More bad news about early education and childcare. The £21 billion spent since 1997 has had no impact - according to researchers at Durham University.
How could so much money be spent, with nothing to show?
1. The research looked for the wrong things. I know that this is always the first response to bad news - either blame the researchers, or call for more research. The researchers were looking for evidence that children knew more about numbers, shapes, letters etc. These are not necessarily indicative that a child has had a good quality early years education.

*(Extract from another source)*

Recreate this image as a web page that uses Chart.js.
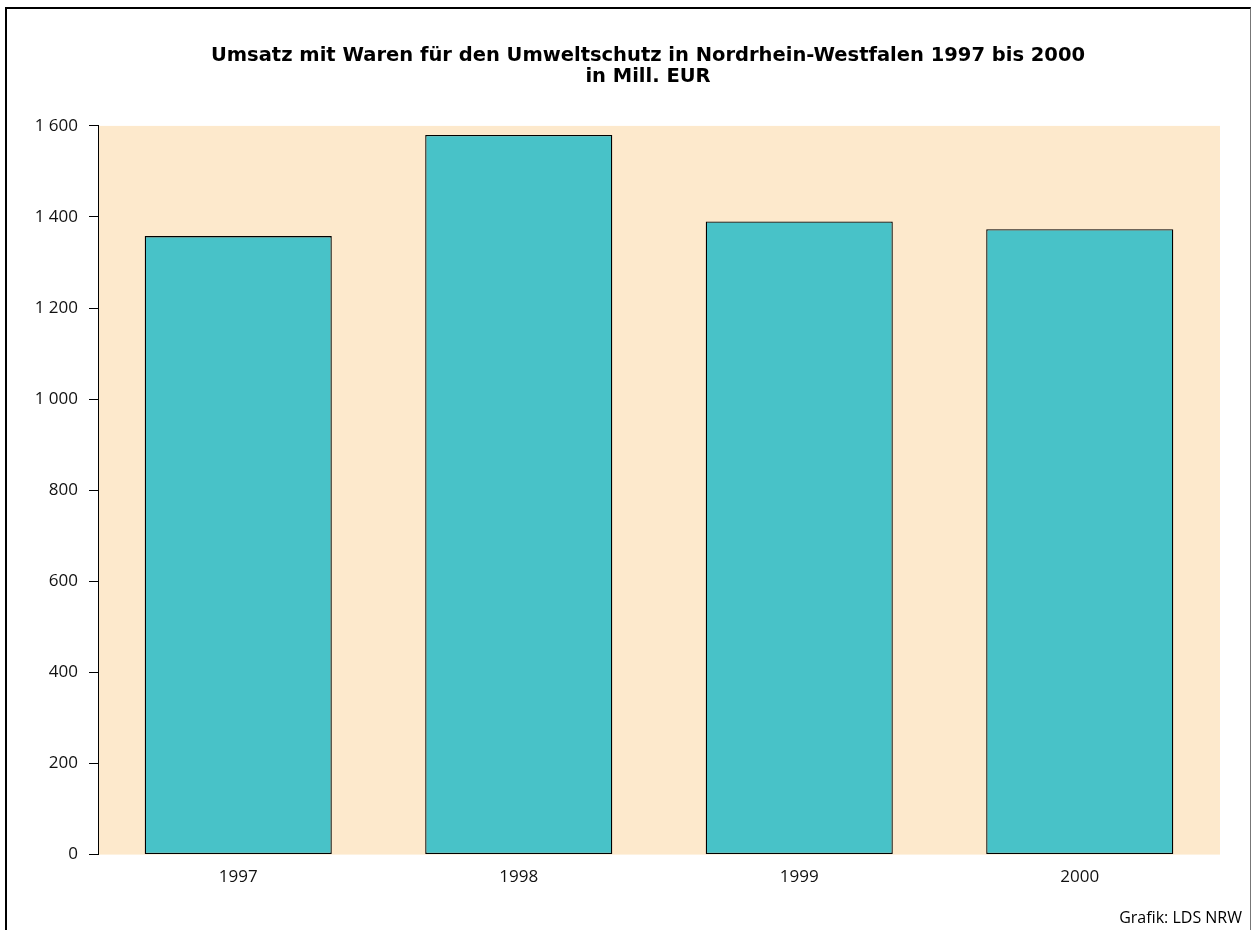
<!DOCTYPE html>
<html>
<head>
  <title>Umsatz Umweltschutz NRW</title>
  <script src="https://cdn.jsdelivr.net/npm/chart.js"></script>
  <style>
    body { margin: 0; background: #fff; }
    #frame { position: absolute; left: 5px; top: 7px; width: 1243px; height: 940px;
             border-top: 2px solid #000; border-left: 2px solid #000; border-right: 1px solid #777; }
    #wrap { position: absolute; left: 0; top: 0; width: 1252px; height: 930px; }
  </style>
</head>
<body>
  <div id="frame"></div>
  <div id="wrap"><canvas id="chart" width="1252" height="930"></canvas></div>
  <script>
    const years = ['1997', '1998', '1999', '2000'];
    const umsatz = [1358, 1580, 1390, 1373];
    const yTicks = [0, 200, 400, 600, 800, 1000, 1200, 1400, 1600];
    const credit = 'Grafik: LDS NRW';

    const ctx = document.getElementById('chart').getContext('2d');

    // beige plot background, title nudge, source note bottom right
    const extras = {
      id: 'extras',
      afterLayout(chart) {
        // title in the original sits a bit right of the canvas centre
        if (chart.titleBlock) chart.titleBlock.left += 76;
      },
      beforeDraw(chart) {
        const a = chart.chartArea;
        const c = chart.ctx;
        c.save();
        c.fillStyle = '#FDE9CC';
        c.fillRect(a.left, a.top, a.right - a.left, a.bottom - a.top);
        c.restore();
      },
      afterDraw(chart) {
        const c = chart.ctx;
        c.save();
        c.font = '16px "Open Sans"';
        c.fillStyle = '#000';
        c.textAlign = 'right';
        c.textBaseline = 'middle';
        c.fillText(credit, chart.width - 10, 918);
        c.restore();
      }
    };

    new Chart(ctx, {
      type: 'bar',
      data: {
        labels: years,
        datasets: [{
          data: umsatz,
          backgroundColor: '#48C2C8',
          borderColor: '#000',
          borderWidth: 1.3,
          borderSkipped: false,
          categoryPercentage: 0.667,
          barPercentage: 1
        }]
      },
      options: {
        responsive: false,
        animation: false,
        layout: { padding: { left: 0, right: 32, top: 45, bottom: 39 } },
        plugins: {
          legend: { display: false },
          tooltip: { enabled: false },
          title: {
            display: true,
            text: ['Umsatz mit Waren für den Umweltschutz in Nordrhein-Westfalen 1997 bis 2000', 'in Mill. EUR'],
            color: '#000',
            font: { family: 'DejaVu Sans', size: 19.5, weight: 'bold', lineHeight: 1.1 },
            padding: { top: 0, bottom: 38 }
          }
        },
        scales: {
          x: {
            grid: { display: false },
            border: { display: false },
            ticks: { color: '#111', font: { family: 'Open Sans', size: 17 }, padding: 4 }
          },
          y: {
            min: 0,
            max: 1600,
            afterFit(scale) { scale.width = 98; },
            afterBuildTicks(scale) { scale.ticks = yTicks.map(v => ({ value: v })); },
            border: { display: true, color: '#000', width: 1 },
            grid: { drawOnChartArea: false, color: '#000', tickLength: 9 },
            ticks: {
              color: '#111',
              font: { family: 'Open Sans', size: 17 },
              padding: 11,
              callback: v => String(v).replace(/\B(?=(\d{3})+(?!\d))/g, ' ')
            }
          }
        }
      },
      plugins: [extras]
    });
  </script>
</body>
</html>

The best long-term research into the impact of early years education remains, in my opinion, the Perry Pre-School Project in the US. It is quite well known that this showed how effective early childhood education could have surprisingly long-term benefits. Aged 40, there are significant differences between those who attended the project, and those who didn't. The research was carefully designed and controlled.
But Perry also shows one or two other interesting things. Firstly, for the children who attended, no benefit was shown for several years after their attendance. Secondly, the children who attended a pre-school that offered a "programmed learning" approach - based on the acquisition of those very number, shape and letter concepts that the Durham researchers was looking at - did show a significant improvement early on in their schooling.
But this early benefit "washed out" very quickly.
Good early years education is not concerned with learning a pre-determined set of skills and knowledge of letters, numbers, shapes etc.
It is more about the development of the child's capacity to think, to work and live co-operatively, to persevere through difficulties.
The Durham researchers were looking for the wrong things.
2. The £21 billion covers a lot of different initiatives - not just early education.
There has been an expansion of childcare - often, sad to say, low quality, low-cost childcare which has few (if any) benefits for children.
There are also the the local Sure Start programmes. I understand that some of these were good.
But all the ones I saw were incredibly wasteful. Endless committee meetings deciding, in the end, on ever more extravagant fun days with free goodie bags, trips to the seaside and fuzzy alternative healthcare approaches.
Ever-growing administration teams. Unfocused outreach work with families.
A keen interest in firing up conflicts. A lack of interest in critical self-examination.
Some good work by committed staff and volunteers, all mixed up with wasteful and silly schemes.
From what I saw, it was an inexcusable waste of money. I have been told there were many good Sure Start programmes, so perhaps I was just unlucky to see only bad ones. It struck me that where a programme had round about £1 million to spend on additional services for maybe 1000 children a year, it would have been better just to have given each family some kind of voucher which they could have used to pay towards a nursery place, buy children's furniture or equipment, or make essential home improvements.
But, back to Durham University: I think the best response to their research is to ignore it.
Meanwhile, the government needs to get more of a grip on the money that's being wasted on the early years. There should be a concerted effort to maintain the best quality provision - that's local authority nursery schools, and Children's Centres based on the nursery school model. The places with qualified teachers and qualified nursery nurses.
The places which are closing down all round the country.